The stress test is now permanent. Any future cathedral concurrency change runs through it before deploy. The test took thirty minutes to write. It found a bug a 24-hour soak would have eventually surfaced. We will spend that thirty minutes again on every concurrency change for the rest of this codebase’s life and consider it cheap.
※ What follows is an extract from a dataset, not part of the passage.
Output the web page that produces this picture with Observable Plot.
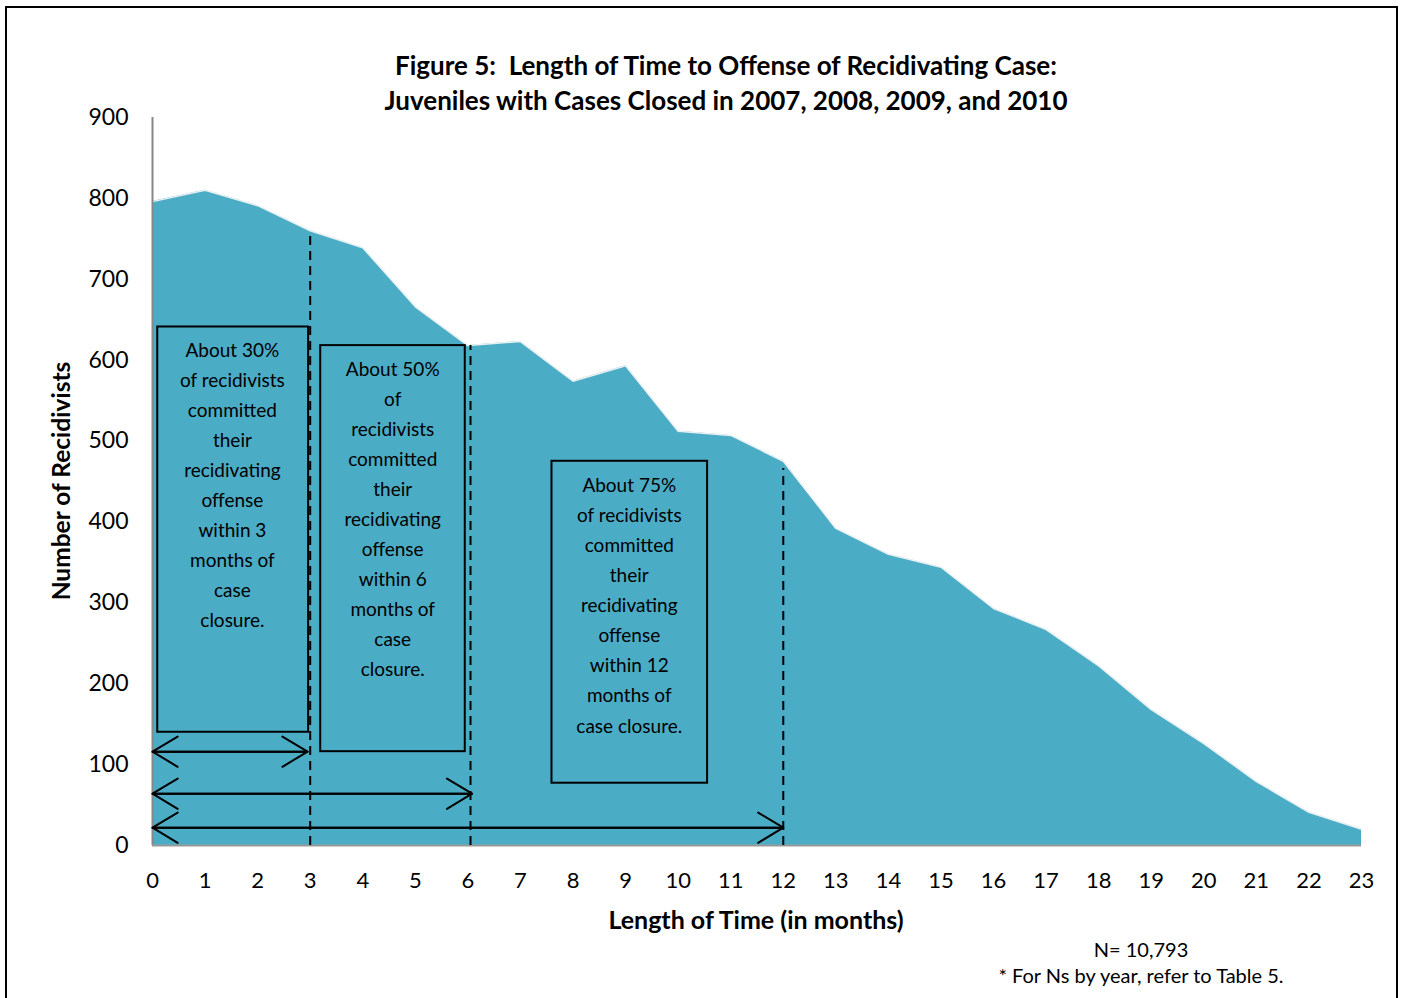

The other doctrine: when two PRs disagree, run both through the same test. Vibes between the council’s ratification (Option G, global mutex) and the operator’s override (Option S, distinct streams) was not data. The stress test was data. Data picked Option G.

Carmack: 100% happy.

  • tools/cathedral/concurrent-stress.sh becomes part of the deploy gate for any sanctum-mlx change touching dispatch, encoders, or streams.
  • 72-hour burn-in clock restarts on the canary against the merged main.
  • mlx-rs#349 watched for response. Happy to contribute on any of the four priorities if upstream wants help.
  • Streaming handlers (chat_completions_stream + chat_completions_multimodal_stream) still not patched with the mutex — the spawn-then-return pattern needs lock_owned on Arc<Mutex>. Canary and guardian do not exercise streaming, so the surface is small. Follow-up if streaming ever ships under load.